The mythos of Black savagery remains so imprinted on the American psyche that many Americans are quick to believe it, even without evidence. And so Trump has again turned to it; it seems clear that his attack on Haitian immigrants, who are of African descent, is in part an attempt to link broader anti-immigrant sentiment with anti-Black sentiment. It goes hand in hand with his characterization, a few years ago, of Haiti as a “shithole” — a place from where people, he seems to want us to think, are of course uncivilized and therefore incapable of blending into the American melting pot.

But it’s even more than that. When you look at the arguments made, over time, by Trump and some of his allies, the Haitians-eat-pets narrative comes across as laying the groundwork for nativist aspirations.

Indeed, this episode calls back to the sentiments expressed around the Chinese Exclusion Act of 1882: In an 1884 Supreme Court case challenging the application of that law, Justice Stephen J. Field wrote, in his dissenting opinion, that Chinese immigrants “have remained among us a separate people, retaining their original peculiarities of dress, manners, habits, and modes of living, which are as marked as their complexion and language,” and that “they do not and will not assimilate with our people.”

During the same period in our history, Army Officer Richard Henry Pratt, who founded the Carlisle Indian Industrial School for the purpose of “civilizing” Indigenous children, articulated his theory of assimilating Indigenous people: “Kill the Indian in him and save the man.”

Against this backdrop, it’s not difficult to see the denigration of Haitians as a way of saying that they’re just another group that doesn’t belong.

It’s a case that could help generate future support for mass deportations. It’s a potential piece in the argument for ending birthright citizenship — something Trump said, last year, that he could and would accomplish by executive order — and for expanding a project of “denaturalization.”

Last year, Trump adviser Stephen Miller bragged on the social platform X, “We started a new denaturalization project under Trump.
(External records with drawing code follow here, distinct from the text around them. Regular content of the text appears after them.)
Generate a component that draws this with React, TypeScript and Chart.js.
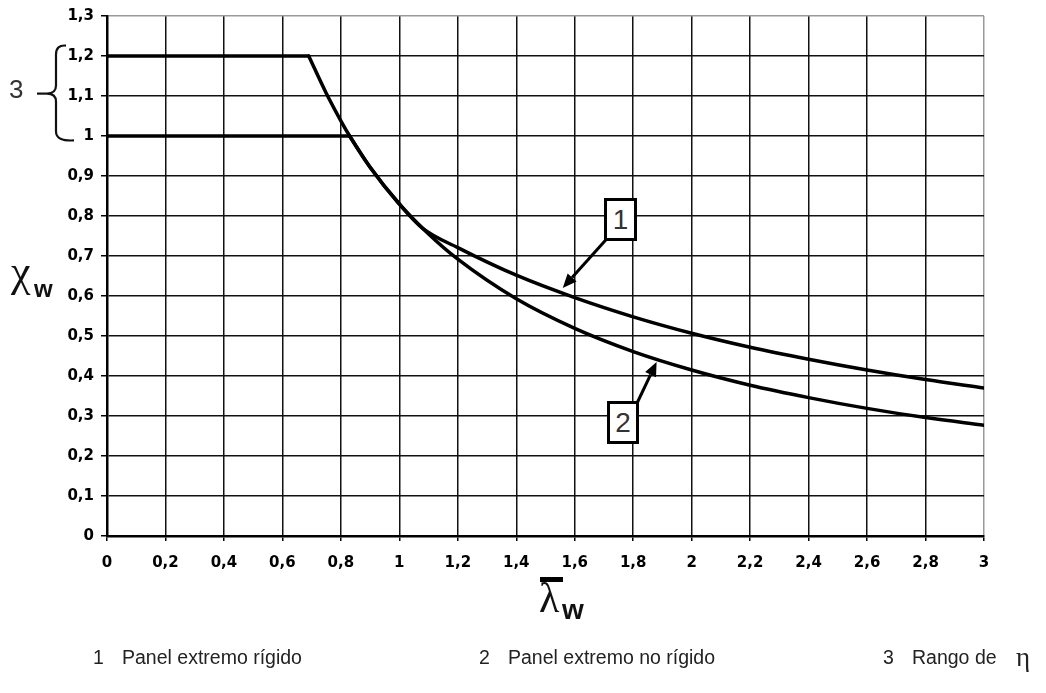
import React, { useEffect, useRef } from 'react';
import { Chart, registerables } from 'chart.js';

Chart.register(...registerables);

// ---- data ----
const etaUpperLambda = [0, 0.69];
const etaUpperChi = [1.2, 1.2];
const etaLowerLambda = [0, 0.83];
const etaLowerChi = [1.0, 1.0];

const rigidLambda = [0.69, 0.75, 0.8, 0.83, 0.9, 1.0, 1.08, 1.2, 1.4, 1.6, 1.8, 2.0, 2.2, 2.4, 2.6, 2.8, 3.0];
const rigidChi = [1.2, 1.107, 1.038, 1.0, 0.922, 0.83, 0.769, 0.721, 0.652, 0.596, 0.548, 0.507, 0.472, 0.442, 0.415, 0.391, 0.37];

const nonRigidLambda = [0.83, 0.9, 1.0, 1.1, 1.2, 1.4, 1.6, 1.8, 2.0, 2.2, 2.4, 2.6, 2.8, 3.0];
const nonRigidChi = [1.0, 0.922, 0.83, 0.755, 0.692, 0.593, 0.519, 0.461, 0.415, 0.377, 0.346, 0.319, 0.296, 0.277];

const xTickLabels = ['0', '0,2', '0,4', '0,6', '0,8', '1', '1,2', '1,4', '1,6', '1,8', '2', '2,2', '2,4', '2,6', '2,8', '3'];
const yTickLabels = ['0', '0,1', '0,2', '0,3', '0,4', '0,5', '0,6', '0,7', '0,8', '0,9', '1', '1,1', '1,2', '1,3'];

const legendNumbers = ['1', '2', '3'];
const legendTexts = ['Panel extremo rígido', 'Panel extremo no rígido', 'Rango de'];

const toPoints = (xs: number[], ys: number[]) => xs.map((x, i) => ({ x, y: ys[i] }));

// arrows in data coordinates: [fromX, fromY, toX, toY]
const arrowDefs = [
  [1.706, 0.74, 1.559, 0.62],
  [1.815, 0.335, 1.88, 0.435],
];

function drawArrow(ctx: CanvasRenderingContext2D, x1: number, y1: number, x2: number, y2: number) {
  const ang = Math.atan2(y2 - y1, x2 - x1);
  const headLen = 14;
  const headW = 6;
  const bx = x2 - headLen * Math.cos(ang);
  const by = y2 - headLen * Math.sin(ang);
  ctx.strokeStyle = '#000';
  ctx.fillStyle = '#000';
  ctx.lineWidth = 3;
  ctx.lineCap = 'butt';
  ctx.beginPath();
  ctx.moveTo(x1, y1);
  ctx.lineTo(bx, by);
  ctx.stroke();
  ctx.beginPath();
  ctx.moveTo(x2, y2);
  ctx.lineTo(bx + headW * Math.sin(ang), by - headW * Math.cos(ang));
  ctx.lineTo(bx - headW * Math.sin(ang), by + headW * Math.cos(ang));
  ctx.closePath();
  ctx.fill();
}

const annotationPlugin = {
  id: 'annotations',
  afterDatasetsDraw(chart: any) {
    const { ctx, scales } = chart;
    const xs = scales.x;
    const ys = scales.y;
    ctx.save();
    arrowDefs.forEach((a) => {
      drawArrow(ctx, xs.getPixelForValue(a[0]), ys.getPixelForValue(a[1]), xs.getPixelForValue(a[2]), ys.getPixelForValue(a[3]));
    });
    // curly brace for range of eta
    const left = chart.chartArea.left;
    const yTop = ys.getPixelForValue(1.226);
    const yBot = ys.getPixelForValue(0.989);
    const yMid = ys.getPixelForValue(1.106);
    const xv = left - 51;
    const xTopEnd = left - 41;
    const xBotEnd = left - 33;
    const xTip = left - 60;
    ctx.strokeStyle = '#111';
    ctx.lineWidth = 2.2;
    ctx.beginPath();
    ctx.moveTo(xTopEnd, yTop);
    ctx.quadraticCurveTo(xv, yTop - 1, xv, yTop + 9);
    ctx.lineTo(xv, yMid - 8);
    ctx.quadraticCurveTo(xv, yMid, xTip, yMid);
    ctx.quadraticCurveTo(xv, yMid, xv, yMid + 8);
    ctx.lineTo(xv, yBot - 9);
    ctx.quadraticCurveTo(xv, yBot + 1, xBotEnd, yBot);
    ctx.stroke();
    ctx.beginPath();
    ctx.moveTo(left - 70, yMid);
    ctx.lineTo(xTip, yMid);
    ctx.stroke();
    ctx.restore();
  },
};

const tickFont = { family: 'DejaVu Sans', size: 15, weight: 'bold' as const };

export default function App() {
  const canvasRef = useRef<HTMLCanvasElement | null>(null);

  useEffect(() => {
    const canvas = canvasRef.current;
    if (!canvas) return;
    const lineStyle = {
      borderColor: '#000',
      borderWidth: 3.5,
      pointRadius: 0,
      fill: false,
      borderCapStyle: 'round' as const,
    };
    const chart = new Chart(canvas, {
      type: 'line',
      data: {
        datasets: [
          { ...lineStyle, data: toPoints(etaUpperLambda, etaUpperChi), tension: 0 },
          { ...lineStyle, data: toPoints(etaLowerLambda, etaLowerChi), tension: 0 },
          { ...lineStyle, data: toPoints(rigidLambda, rigidChi), cubicInterpolationMode: 'monotone' },
          { ...lineStyle, data: toPoints(nonRigidLambda, nonRigidChi), cubicInterpolationMode: 'monotone' },
        ],
      },
      options: {
        animation: false,
        responsive: false,
        maintainAspectRatio: false,
        layout: { padding: { top: 15, right: 62, left: 0, bottom: 0 } },
        plugins: {
          legend: { display: false },
          tooltip: { enabled: false },
          title: { display: false },
        },
        scales: {
          x: {
            type: 'linear',
            min: 0,
            max: 3,
            afterFit: (scale: any) => {
              scale.height = 157;
            },
            ticks: {
              stepSize: 0.2,
              autoSkip: false,
              maxRotation: 0,
              padding: 13,
              color: '#000',
              font: tickFont,
              callback: (_v: any, i: number) => xTickLabels[i],
            },
            grid: {
              color: (c: any) => (c.index === xTickLabels.length - 1 ? '#9a9a9a' : '#111'),
              lineWidth: 1.5,
              tickLength: 5,
              tickColor: '#000',
              tickWidth: 1.5,
            },
            border: { display: true, color: '#000', width: 2.5 },
          },
          y: {
            type: 'linear',
            min: 0,
            max: 1.3,
            afterFit: (scale: any) => {
              scale.width = 107;
            },
            ticks: {
              stepSize: 0.1,
              autoSkip: false,
              padding: 7,
              color: '#000',
              font: tickFont,
              callback: (_v: any, i: number) => yTickLabels[i],
            },
            grid: {
              color: (c: any) => (c.index === yTickLabels.length - 1 ? '#9a9a9a' : '#111'),
              lineWidth: 1.5,
              tickLength: 6,
              tickColor: '#000',
              tickWidth: 1.5,
            },
            border: { display: true, color: '#000', width: 2.5 },
          },
        },
      },
      plugins: [annotationPlugin],
    });
    return () => chart.destroy();
  }, []);

  const abs = (style: React.CSSProperties): React.CSSProperties => ({ position: 'absolute', whiteSpace: 'nowrap', lineHeight: 1, ...style });
  const sans = 'Liberation Sans, Arial, sans-serif';
  const serif = 'Liberation Serif, Times New Roman, serif';
  const legendLeft = [[93, 122], [479, 508], [883, 912]];

  return (
    <div style={{ position: 'fixed', left: 0, top: 0, width: 1046, height: 693, background: '#fff', overflow: 'hidden' }}>
      <canvas ref={canvasRef} width={1046} height={693} style={{ position: 'absolute', left: 0, top: 0, width: 1046, height: 693 }} />

      {/* range-of-eta marker */}
      <div style={abs({ left: 9, top: 76, fontFamily: sans, fontSize: 26, color: '#333' })}>3</div>

      {/* y axis title */}
      <div style={abs({ left: 11, top: 250, fontFamily: serif, fontSize: 44, color: '#111' })}>χ</div>
      <div style={abs({ left: 34, top: 277, fontFamily: sans, fontSize: 24, fontWeight: 'bold', color: '#111' })}>w</div>

      {/* x axis title */}
      <div style={{ position: 'absolute', left: 540, top: 577, width: 23, height: 5, background: '#000' }} />
      <div style={abs({ left: 539, top: 577, fontFamily: serif, fontSize: 42, color: '#111' })}>λ</div>
      <div style={abs({ left: 562, top: 596, fontFamily: sans, fontSize: 28, fontWeight: 'bold', color: '#111' })}>w</div>

      {/* callout boxes */}
      <div style={{ position: 'absolute', left: 604, top: 198, width: 33, height: 43, boxSizing: 'border-box', border: '3px solid #000', background: '#fff', fontFamily: sans, fontSize: 28, color: '#333', textAlign: 'center', lineHeight: '37px' }}>1</div>
      <div style={{ position: 'absolute', left: 607, top: 401, width: 32, height: 43, boxSizing: 'border-box', border: '3px solid #000', background: '#fff', fontFamily: sans, fontSize: 28, color: '#333', textAlign: 'center', lineHeight: '37px' }}>2</div>

      {/* legend */}
      {legendNumbers.map((n, i) => (
        <React.Fragment key={n}>
          <div style={abs({ left: legendLeft[i][0], top: 648, fontFamily: sans, fontSize: 19.5, color: '#222' })}>{n}</div>
          <div style={abs({ left: legendLeft[i][1], top: 648, fontFamily: sans, fontSize: 19.5, color: '#222' })}>{legendTexts[i]}</div>
        </React.Fragment>
      ))}
      <div style={abs({ left: 1016, top: 644, fontFamily: serif, fontSize: 27, color: '#222' })}>η</div>
    </div>
  );
}
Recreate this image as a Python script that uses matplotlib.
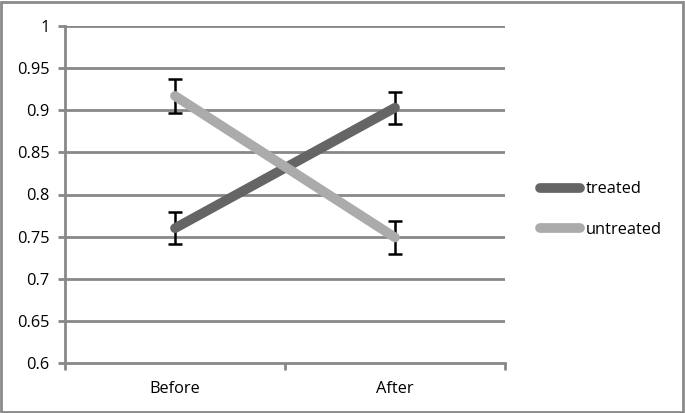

In 2025, expect it to be turbocharged.” In his post, he linked to a 2020 New York Times article reporting on the creation of a Justice Department section that would “strip citizenship rights from naturalized immigrants, a move that gives more heft to the Trump administration’s broad efforts to remove from the country immigrants who have committed crimes.”

Revoking the citizenship of naturalized Americans who’ve committed serious crimes may sound like common sense to Trump and some of his supporters, but it’s a slippery slope. Consider one passage in Project 2025’s “Mandate for Leadership” manifesto that proposes the prosecution of “denaturalization cases, in combination with the Department of Justice, for aliens who obtained citizenship through fraud or other illicit means.”

Without even getting into the constitutional implications of “denaturalization,” that’s considerably broader than focusing solely on people who’ve committed serious crimes, and to the extent that Trump’s influenced by Project 2025’s aims, despite disclaiming them, it could mean almost anything from his point of view. Who’s to say that a second Trump administration wouldn’t eventually deem any claims of asylum or refugee status from people coming from Caribbean nations to be fraudulent, null and void?

(Don’t forget that not long after saying, “I think Islam hates us,” Trump instituted his “Muslim ban.”)

Making broad, unsubstantiated accusations against Springfield’s Haitian community and then suggesting, based on those accusations, that the members of the Haitian community are destroying their new home illustrates just how easily slogans might influence political and policy outcomes.

At its core, this canard should be seen as part of a crusade to build support for not only closing the door to immigrants but also throwing them out of the country.